Earlier this month, a poll commissioned by the immigrant-centred TV channel OMNI found that immigrants were decisively in the tank for the Conservatives under Pierre Poilievre.
Of respondents, 44 per cent intended to vote Tory — roughly on par with the Canadian average.
Most notably, the OMNI poll found that the more time a newcomer spent in Canada, the more likely they were to lean Conservative.
Among immigrants who’d been in Canada for less than six years, it was a clean tie between the Conservatives and the Liberals (37 per cent to 37 per cent). But among those who had been here longer, the Tories held a smashing 45 per cent over the Liberals’ 24 per cent.
The trend also seems to bely claims that Canada’s recent spate of sky-high immigration is part of a cynical Liberal bid to pack Canada with sympathetic new voters.
Immigration rates remain at all-time highs, with more than a million newcomers entering Canada each year.
In an interview last month with The Hub, Jason Kenney — a former Conservative immigration minister — speculated that the intake was done in part for political reasons.

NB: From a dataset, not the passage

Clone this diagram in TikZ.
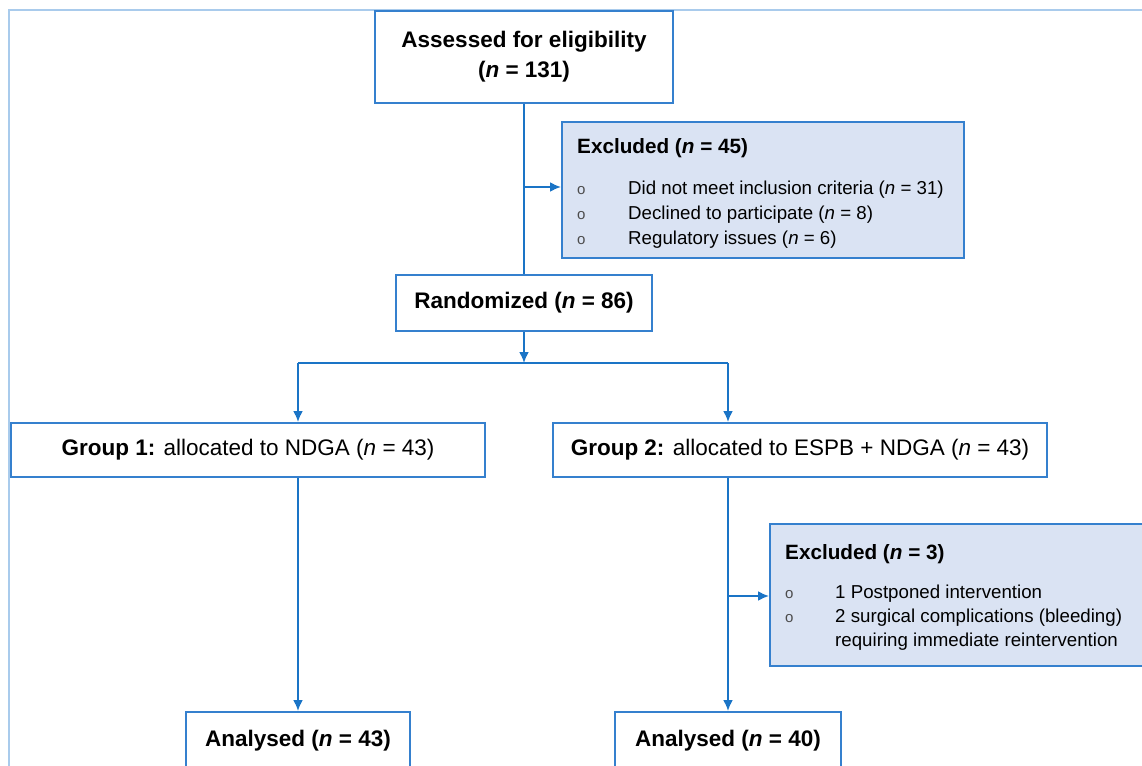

“They imagined, with these high levels, both on the permanent and temporary side, that they’re creating a new permanent Liberal voting bloc, and inversely, a political trap for the Conservatives,” he said.
As to why new and non-white Canadians are leaning rightwards, it appears to be driven in part by social issues, be they permissive addiction policies, lenient criminal justice or even unsustainably high immigration.
A November 2023 poll by Leger for Postmedia, for instance, asked Canadians whether they endorsed the slogan “diversity is our strength.”
A majority turned out to be skeptical of the motto, saying that diversity can also cause “problems.” And this sentiment was slightly stronger among non-white respondents (56 per cent) than it was among white respondents (55 per cent).